Moulinié: Meslanges pour la Chapelle d’Un Prince (Harmonia Mundi, 2014)




Ensemble Correspondances, Sébastien Daucé (d)

Não se trata propriamente de um compositor bafejado pela fortuna fonográfica, este Étienne Moulinié (1599-1676), quanto muito figurando em antologias consagradas àqueles airs de cour e airs de ballets que se ouvem como uma introdução à etiqueta cortesã de um mundo pré-Versalhes. A propósito, a par de Antoine Boësset, François de Chancy ou Louis Constantin – aqui simbolicamente presentes, conquanto a sua marca pareça feita por contraste – dá-se com o seu nome de forma casual em representações do alvor do barroco francês que procurem afastar a sombra de Lully.
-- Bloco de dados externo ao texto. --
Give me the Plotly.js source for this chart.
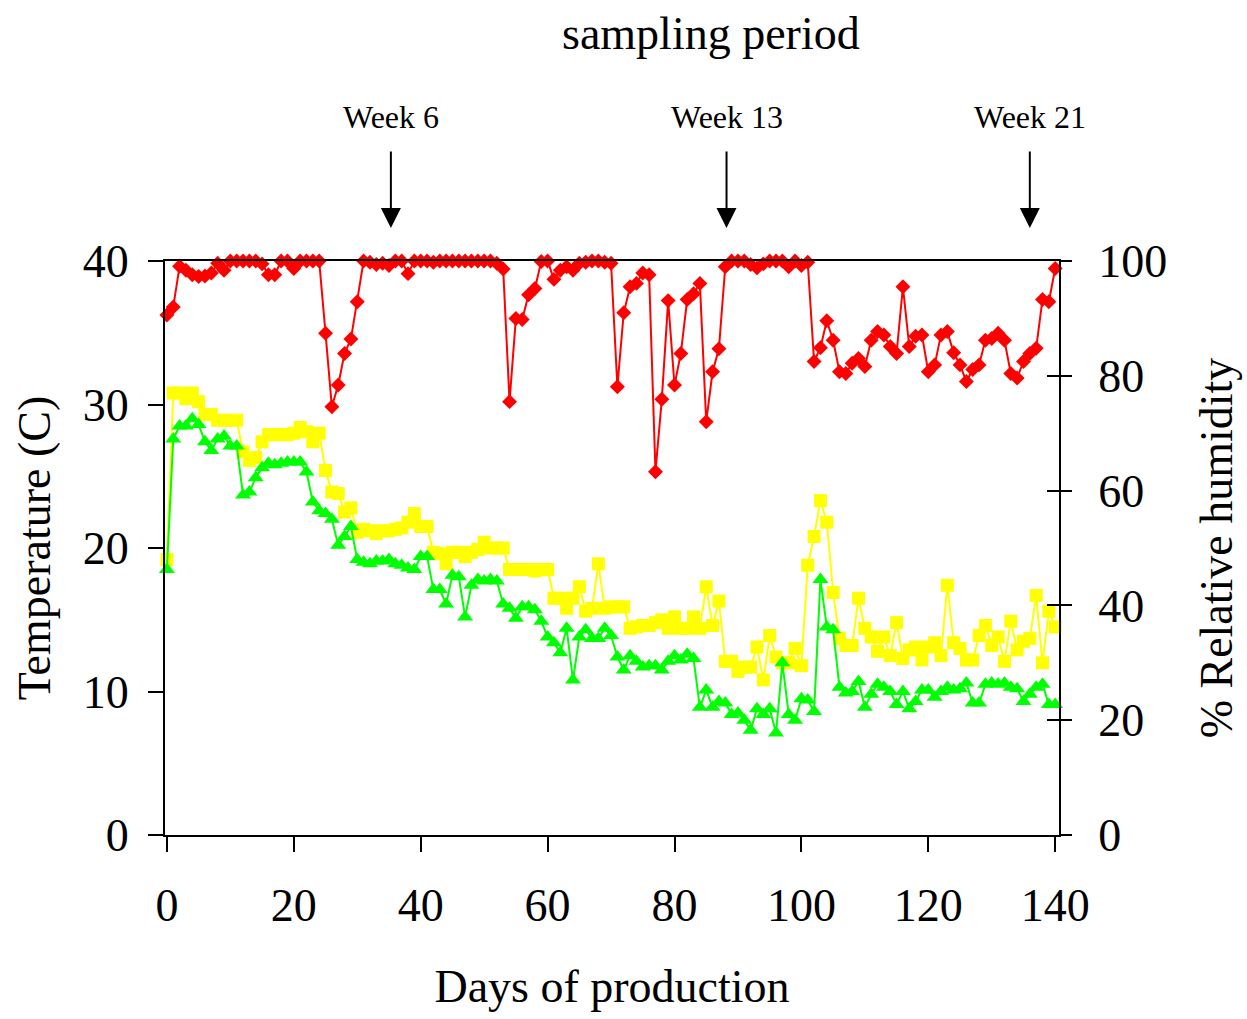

Dir-se-ia até possuir a vagueza própria dos períodos de transição, a sua obra, de que deu mostras de adquirir consciência precisamente na introdução da sua testamental “Mélanges de sujets chrétiens, cantiques, litanies et motets, mis en musique à 2, 3, 4 et 5 parties, avec un basse continue” – que, em 1658, dedicou a Margarida de Lorena, segundo casamento do seu patrono, Gastão, Duque d’Orleães – quando escreveu: “No que concerne ao meu peculiar modo de compor, sinto-me obrigado a observar que os mais arrojados dos meus gestos podem afigurar-se algo licenciosos aos olhos daqueles que preferem a austeridade da maneira antiga face aos prazeres da nova.” Aliás, escutar esta seleção de algumas das suas páginas – cujo texto, compósito, não deixa de surpreender – é como subitamente encontrar a tabuleta que aponta o caminho de Charpentier, Marais, François Couperin e Rameau, ainda que num quadro de paradoxal puritanismo e desarmante sutileza; longe da corte, e das suas tóxicas relações, é como viver olhando os lírios do campo.